Thursday, June 15, 2017

The Next AI Frontier: Teaching Computers to Lie

I got into a minor kerfuffle over at Steve Hsu's blog when I commented on this post about AlphaGo, the neural net program that has blown away all of the human competition in the game of Go. I said that I would be more impressed when computers mastered Diplomacy, a comment which was immediately challenged by someone else. But as impressed as I am with AlphaGo, I stand by that comment.

When I was a kid back in the 60s, the local science museum had a computer that played tic-tac-toe. (The local fair had a pigeon that played tic-tac-toe, but maybe that's a topic for another day). I have no idea how the computer worked -- maybe an analog circuit of some sort? The London science museum at one point had a tic-tac-toe computer constructed from Tinkertoys and string. As primitive as these sound, I think you can draw a straight (but very steep!) line from tic-tac-toe to the computer that "solved" checkers, and then to IBM's Deep Blue (which conquered chess), and finally to AlphaGo. These games (tic-tac-toe, checkers, chess, Go) are all deterministic with perfect information, in which the players alternate taking turns, choosing from a finite number of moves. (To be fair, there is a qualitative leap between the earlier "brute force" programs, which relied on simply increasing the number of moves scanned by the computer, and AlphaGo, in which the computer actually "learns" to play better, and in which it's impossible for the programmers to determine why the computer chose a particular move.)
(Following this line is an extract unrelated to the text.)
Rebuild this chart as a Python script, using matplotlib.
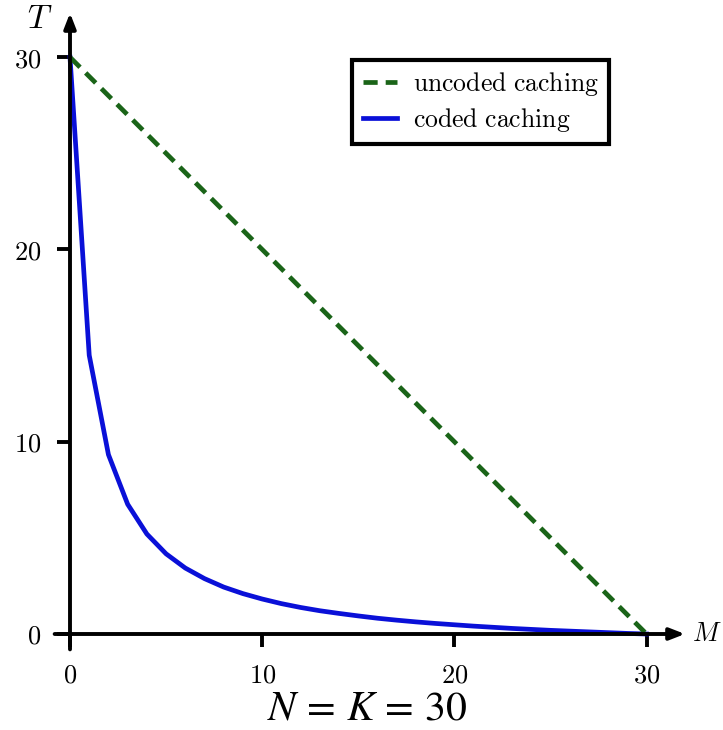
import matplotlib.pyplot as plt
import numpy as np

plt.rcParams['mathtext.fontset'] = 'cm'

# cache size M
m_vals = list(range(31))
# coded caching delivery time
coded_t = [30, 14.5, 9.33, 6.75, 5.2, 4.17, 3.43, 2.88, 2.44, 2.1,
           1.82, 1.58, 1.38, 1.21, 1.07, 0.94, 0.82, 0.72, 0.63, 0.55,
           0.48, 0.41, 0.35, 0.29, 0.24, 0.19, 0.15, 0.11, 0.07, 0.03, 0]
# uncoded caching: straight line from 30 down to 0
uncoded_m = [0, 30]
uncoded_t = [30, 0]

xticks = [0, 10, 20, 30]
yticks = [0, 10, 20, 30]

fig = plt.figure(figsize=(7.23, 7.30), dpi=100)
ax = fig.add_axes([70/723, 96/730, 615/723, 621/730])
ax.set_xlim(0, 32)
ax.set_ylim(0, 32.3)

ax.plot(uncoded_m, uncoded_t, color='#1a6418', lw=3.4, ls=(0, (3, 1.7)),
        label=r'$\mathrm{uncoded\ caching}$', clip_on=False, zorder=3)
ax.plot(m_vals, coded_t, color='#0a10d8', lw=3.4,
        label=r'$\mathrm{coded\ caching}$', clip_on=False, zorder=2)

for s in ax.spines.values():
    s.set_visible(False)

# axis arrows
ax.annotate('', xy=(32, 0), xytext=(-0.8, 0), xycoords='data',
            arrowprops=dict(arrowstyle='-|>,head_length=0.9,head_width=0.35',
                            color='black', lw=2.8, shrinkA=0, shrinkB=0),
            annotation_clip=False, zorder=4)
ax.annotate('', xy=(0, 32.3), xytext=(0, -0.8), xycoords='data',
            arrowprops=dict(arrowstyle='-|>,head_length=0.9,head_width=0.35',
                            color='black', lw=2.8, shrinkA=0, shrinkB=0),
            annotation_clip=False, zorder=4)

ax.set_xticks(xticks)
ax.set_yticks(yticks)
ax.set_xticklabels(['$%d$' % v for v in xticks])
ax.set_yticklabels(['$%d$' % v for v in yticks])
ax.tick_params(direction='out', length=9.5, width=2.8, labelsize=19, pad=11)

ax.text(32.35, 0, '$M$', fontsize=19, ha='left', va='center')
ax.text(-0.9, 32.0, '$T$', fontsize=24, ha='right', va='center')

leg = ax.legend(loc='upper right', bbox_to_anchor=(609/723, 670/730),
                bbox_transform=fig.transFigure, fontsize=18.5, frameon=True,
                fancybox=False, handlelength=1.35, borderpad=0.4,
                labelspacing=0.3, handletextpad=0.6, borderaxespad=0)
leg.get_frame().set_edgecolor('black')
leg.get_frame().set_linewidth(3)
leg.get_frame().set_alpha(1)

fig.text(367/723, 1 - 707/730, r'$N\,=\,K\,=\,30$', fontsize=30,
         ha='center', va='center', math_fontfamily='stix')

fig.savefig('out.png', dpi=100)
Diplomacy is a very different animal. For those of you not familiar with the game, it's a contest of almost pure negotiation, requiring the ability to form alliances, offer bribes, bluff, lie, and backstab your way to the top. It requires a very different, more "human" set of skills than chess or Go. Computer scientists are already working in that direction, particularly with the game of poker.

I myself wrote two chess programs back in the 1970s, one in high school (in BASIC), and the second in college (in Fortran, the One True Programming Language). Both of my programs were, in one sense, more advanced than Deep Blue. They cheated.
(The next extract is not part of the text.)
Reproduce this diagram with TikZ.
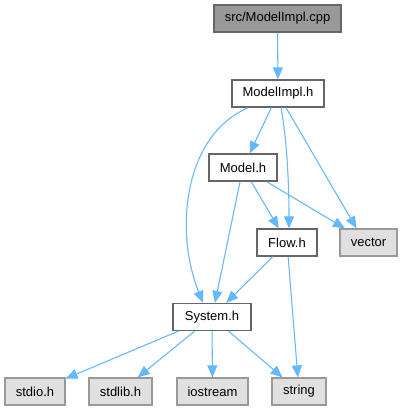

The cheating was not intentional -- both programs had bugs. When I was testing the BASIC program, the computer moved its rook diagonally, jumping over its own adjacent pawn, to capture one of my pieces. It turned out that once the computer entered the subroutine for capturing opposing pieces, it could never exit. It was compelled to capture a piece on every move it made. This made for aggressive, if somewhat irregular play.

The bug in the Fortran program was more subtle. At one point I moved my queen, protected by my bishop, adjacent to the computer's king -- checkmate! The computer was supposed to note the checkmate and resign, but instead it made a move far away on the other side of the board. And when it printed out the board after its move, my queen had mysteriously vanished! Talk about misdirection. I was able to trace the error -- the computer attempted to capture my queen, saw that this move would leave it in check, and therefore returned the king back to its original square. But when it did this, it forgot to replace my queen.

My teaching computers to cheat was not deliberate, but I have no doubt that we will shortly see computer programs capable of lying convincingly. I don't think it will be a good thing.